For this calculation we can use the cochran formula: n = ( z² * p * (1-p) ) / e²

So, if we want to check if the distribution of heads and tails is really 50/50 with 2% margin of error we get this calculation:

  • n = ( 1.96² * 0.5 * (1-0.5) ) / 0.02²
  • n = ( 1.96² * 0.25 ) / 0.02²
  • n = 0.9604 / 0.0004
  • n = 2401

In this case we have to flip the coins 2401 times to get to this ±2%

In the case of the blue and green button with ±1% we get (we just use the 15% as a known for the blue button, we don’t know green yet):

  • n = ( z² * p * (1-p) ) / e²
  • n = ( 1.96² * 0.15 * (1-0.15) ) / 0.01²
  • n = 4899

We need to run 4899 tests (for each situation!) to get a usefull test. The reason is that we actually run on both pages the test: does the user click, yes or no.
That means we have to display the page with the blue button 4899 times and the page with the green button also 4899 times.

Small Populations

One last addition: sometimes we need a samplesize that is greater than or a large part of the population. For example: We have an election for the new mayor. We have 2 mayors and the population of the (small) city is 2000 persons.

We want to run a poll with 95% confidence and 2% margin of error.
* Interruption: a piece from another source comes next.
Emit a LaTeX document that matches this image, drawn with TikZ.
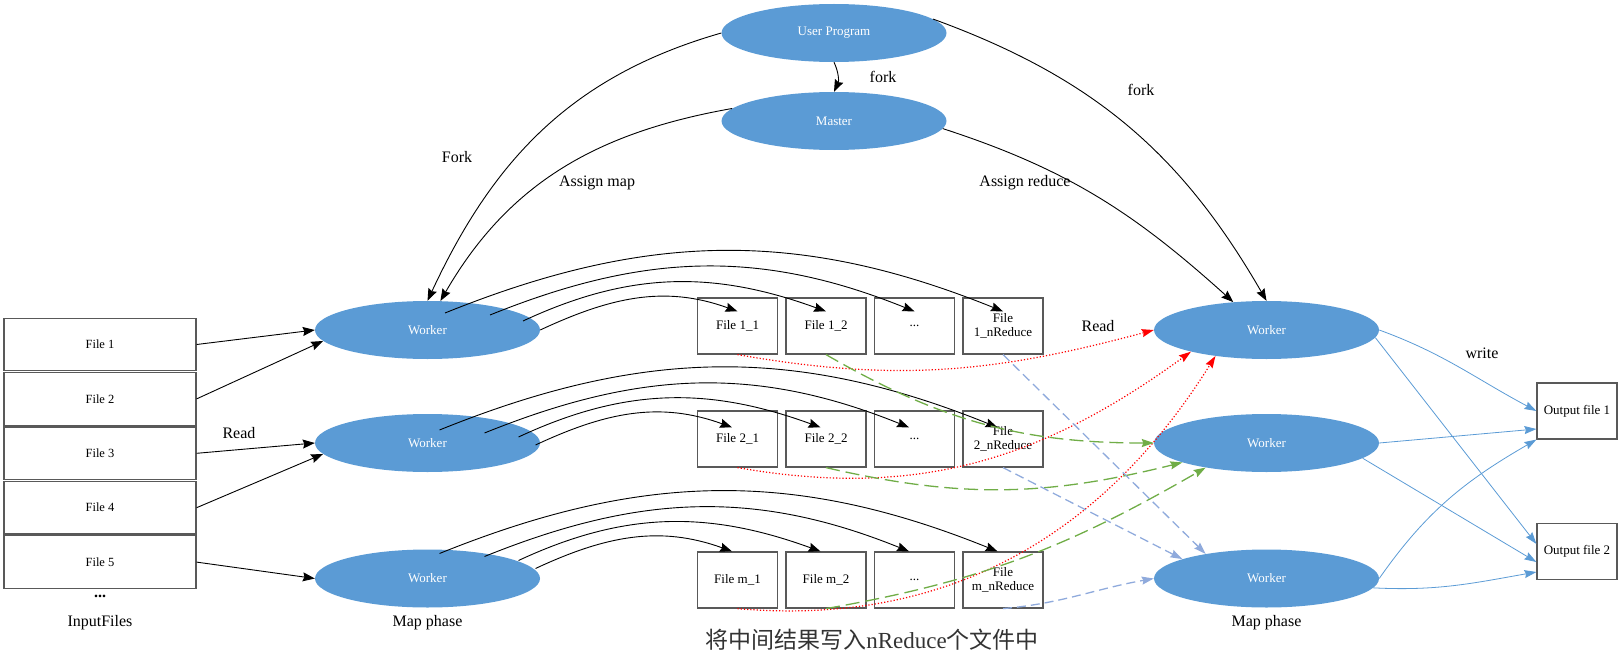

  • n = ( z² * p * (1-p) ) / e²
  • n = ( 1.96² * 0.5 * (1-0.5)) / 0.02²
  • n = 2401

But the population is just 2000 persons, how can we run a poll in this case?
In situations where the population is small we can use the following addition:

sn = n / ( 1 + (n-1)/N )

  • n = the previous samplesize, 2401 in our case
  • N = population
  • sn = n for small populations

When we use these values we get:

  • sn = 2401 / (1+ (2401-1)/2000)
  • sn = 2401 / ( 1 + 2400/2000 )
  • sn = 2401 / ( 1 + 1.2 )
  • sn = 2401 / 2.2
  • sn = 1091.4 = 1092 (we have to round up)

That means we have to ask 1092 people to know with just 2% margin of error which mayor will be elected. If 5% margin of error was good enough we could have done the poll with a samplesize (sn) of 323 persons.
This addition can be important if you want to send for example a questionnaire to your customers when the number of customers is limited.